# I need your advice for the offer i received !!



## mazenlife (Apr 28, 2014)

Dears

I`ve received an offer for a job in Abu Dhabi as follows :

Basic salary : 12,000 AED / month 
Transportation allwonace : 1,800 AED / month 
Housing : 70,0000 AED / year 
Kids education allowance ; 20,000 AED / child / year
Medical insurance for me & family,
Annual flight tickets for me & family.
Relocation allowance from my country to Abu Dhabi.

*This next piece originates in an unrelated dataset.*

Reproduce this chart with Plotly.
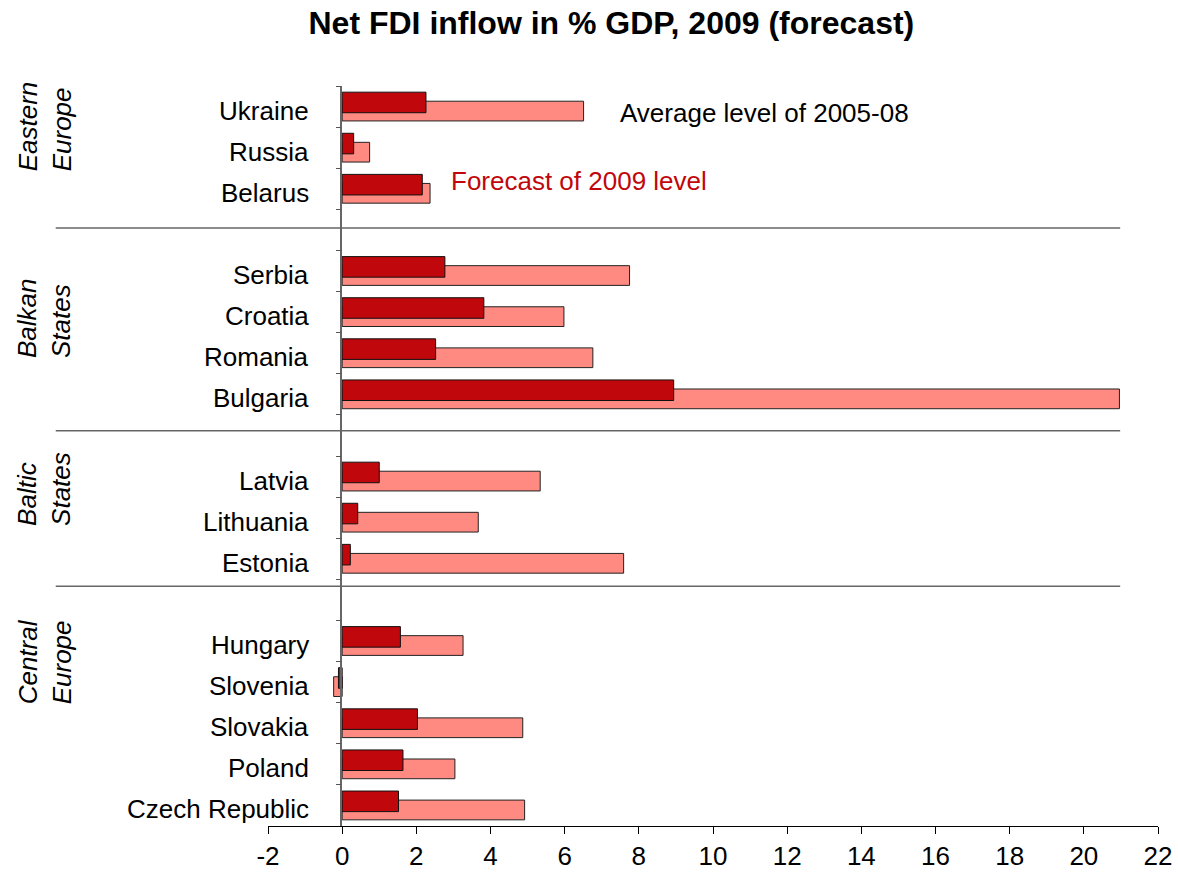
import plotly.graph_objects as go

# ---------------- data ----------------
row_order = ["Ukraine", "Russia", "Belarus", " ",
             "Serbia", "Croatia", "Romania", "Bulgaria", "  ",
             "Latvia", "Lithuania", "Estonia", "   ",
             "Hungary", "Slovenia", "Slovakia", "Poland", "Czech Republic"]
countries = ["Ukraine", "Russia", "Belarus",
             "Serbia", "Croatia", "Romania", "Bulgaria",
             "Latvia", "Lithuania", "Estonia",
             "Hungary", "Slovenia", "Slovakia", "Poland", "Czech Republic"]
forecast_2009 = [2.26, 0.31, 2.16,
                 2.77, 3.82, 2.52, 8.94,
                 1.00, 0.42, 0.22,
                 1.57, -0.10, 2.03, 1.64, 1.52]
average_2005_08 = [6.51, 0.74, 2.37,
                   7.75, 5.98, 6.76, 20.96,
                   5.34, 3.67, 7.59,
                   3.26, -0.23, 4.87, 3.04, 4.92]
group_labels = ["Eastern<br>Europe", "Balkan<br>States", "Baltic<br>States", "Central<br>Europe"]
group_label_y = [0.945, 0.686, 0.455, 0.222]      # paper y of group label centres
separator_y = [0.808, 0.534, 0.324]                 # paper y of group separators
x_ticks = [-2, 0, 2, 4, 6, 8, 10, 12, 14, 16, 18, 20, 22]

DARK = "#C0070C"
LIGHT = "#FF8A82"
FONT = "Liberation Sans, Arial, sans-serif"

fig = go.Figure()
fig.add_trace(go.Bar(
    y=countries, x=average_2005_08, orientation="h",
    width=0.48, offset=-0.13,
    marker=dict(color=LIGHT, line=dict(color="#222222", width=1)),
    name="Average level of 2005-08",
))
fig.add_trace(go.Bar(
    y=countries, x=forecast_2009, orientation="h",
    width=0.5, offset=-0.35,
    marker=dict(color=DARK, line=dict(color="#111111", width=1)),
    name="Forecast of 2009 level",
))

shapes = []
for sy in separator_y:
    shapes.append(dict(type="line", xref="paper", yref="paper",
                       x0=-0.2385, x1=0.9575, y0=sy, y1=sy,
                       line=dict(color="#666666", width=1.5)))

annotations = []
# country labels (right aligned, left of the zero axis)
for c in countries:
    annotations.append(dict(text=c, xref="paper", yref="y", x=0.048, y=c,
                            xanchor="right", yanchor="middle", yshift=-4,
                            showarrow=False,
                            font=dict(family=FONT, size=26, color="black")))
for txt, gy in zip(group_labels, group_label_y):
    annotations.append(dict(text="<i>" + txt.replace("<br>", "</i><br><i>") + "</i>",
                            xref="paper", yref="paper", x=-0.251, y=gy,
                            xanchor="center", yanchor="middle",
                            textangle=-90, align="left", showarrow=False,
                            font=dict(family=FONT, size=26, color="black")))
annotations.append(dict(text="Average level of 2005-08", xref="x", yref="paper",
                        x=7.45, y=0.9635, xanchor="left", yanchor="middle",
                        showarrow=False, font=dict(family=FONT, size=26, color="black")))
annotations.append(dict(text="Forecast of 2009 level", xref="x", yref="paper",
                        x=2.88, y=0.872, xanchor="left", yanchor="middle",
                        showarrow=False, font=dict(family=FONT, size=26, color=DARK)))

fig.update_layout(
    width=1178, height=874,
    margin=dict(l=268, r=20, t=86, b=48),
    paper_bgcolor="white", plot_bgcolor="white",
    barmode="overlay", showlegend=False,
    font=dict(family=FONT, size=26, color="black"),
    title=dict(text="<b>Net FDI inflow in % GDP, 2009 (forecast)</b>",
               xref="container", yref="container", x=0.519, y=0.974,
               xanchor="center", yanchor="middle",
               font=dict(family=FONT, size=32, color="black")),
    xaxis=dict(range=[-2, 22], tickvals=x_ticks, ticktext=[str(v) for v in x_ticks],
               ticks="outside", ticklen=7, tickcolor="black", tickwidth=1,
               showline=True, linecolor="black", linewidth=1,
               showgrid=False, zeroline=False, automargin=False,
               tickfont=dict(family=FONT, size=26, color="black")),
    yaxis=dict(type="category", categoryorder="array", categoryarray=row_order,
               range=[17.5, -0.5], tickson="boundaries",
               ticks="outside", ticklen=5, tickcolor="#555555", tickwidth=1,
               showline=True, linecolor="#666666", linewidth=1.5,
               anchor="free", position=0.0825, automargin=False,
               showgrid=False, zeroline=False, showticklabels=False),
    shapes=shapes, annotations=annotations,
)

fig.write_html("out.html")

I`m married and i have two boys ( one in school + one still a baby ) 
So please advise me whether to accept this offer or not


----------



## Andy17 (May 30, 2013)

mazenlife said:


> Dears
> 
> I`ve received an offer for a job in Abu Dhabi as follows :
> 
> ...


You have not said what job you have been offered so it is not easy to say wether the basic is good or not.
The travel would be swallowed up by car hire fees, but is ok.
The housing looks a bit low, its not to say you could not find some where for that price but for a two bed place it is low and you probably need a two bed minimum.
Difficult on the School fees again but it also seems on the low side, have you looked for a suitable school on the internet? Fees are normally quoted.


----------



## Hobnob (Mar 29, 2014)

Agree, the housing allowance is quite low, rents keep going up
Also 20k for school fees will most likely mean you will have to top up with your own money. Below might help give you an idea of prices, although I don't think it is quite up to date

Edit - can't post a link. Google "cost of schools in Abu Dhabi" and it will give you a link to Abu Dhabi woman's list of schools which is very useful


----------